Suddenly, every program involving race in education was under intense new scrutiny, including the U.S. Department of Education’s Magnet Schools Assistance Program, which provides about $106 million a year to help districts establish or revise schools or programs that draw students from across typical attendance boundaries.

“We had the interesting timing of the Supreme Court ruling landing on our desks” just as officials were reviewing the magnet school grant applications for compliance with federal civil rights laws, said Richard Foster, a lawyer with the department’s office for civil rights, or OCR. He was speaking here Oct. 22 to participants at the annual legislative conference of Magnet Schools of America, a private lobbying and support group for magnet programs.

BRIC ARCHIVE

At a conference session a day earlier, Maree F. Sneed, a lawyer with the Washington firm Hogan & Hartson who works closely with school districts on desegregation matters, said the ruling had prompted anxious calls to her from districts that knew their magnet schools’ grant applications were in the final stages of review.

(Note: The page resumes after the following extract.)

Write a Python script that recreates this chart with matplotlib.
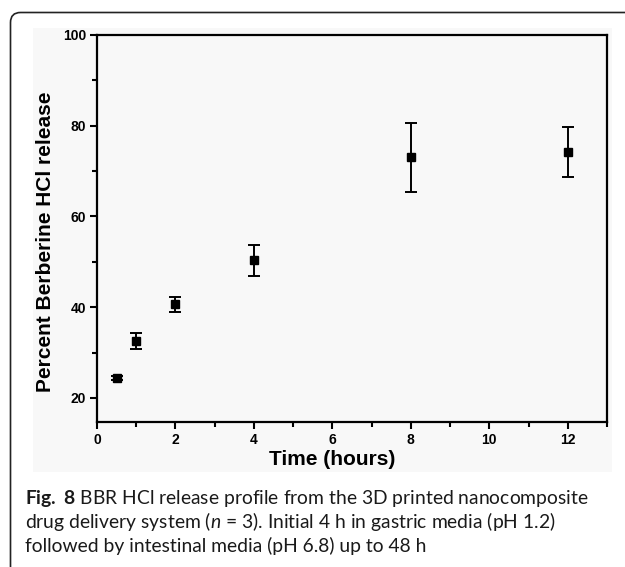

She said districts were getting calls from the OCR, which appeared to be scrutinizing the applications closely after the high court’s June 28 decision in Parents Involved in Community Schools v. Seattle School District. (“Use of Race Uncertain for Schools,” July 18, 2007.)

“Any mention of race seemed to raise a question” with the civil rights office, Ms. Sneed told the participants.

Mr. Foster of the OCR declined to discuss the reviews in greater detail, citing Education Department procedures about who may answer press inquiries.

But in his remarks to the conference attendees, he suggested that his office, along with other observers, was hardly surprised to see the Supreme Court limit the consideration of race in student assignments, given that the court has moved in recent years toward greater skepticism of the constitutionality of race-based government actions of various types.

“I don’t think those of you who have been with us in the magnet schools program over the past 10 years should find the ruling a complete shock,” Mr. Foster said.

Anxious Calls

Magnet schools have been a desegregation tool for decades, and the 23-year-old federal grant program, as defined by Congress in the No Child Left Behind Act and its predecessors, has a core purpose of “the elimination, reduction, or prevention of minority-group isolation” in schools with “substantial proportions of minority students.” The Education Department defines that proportion as anything over 50 percent of enrollment.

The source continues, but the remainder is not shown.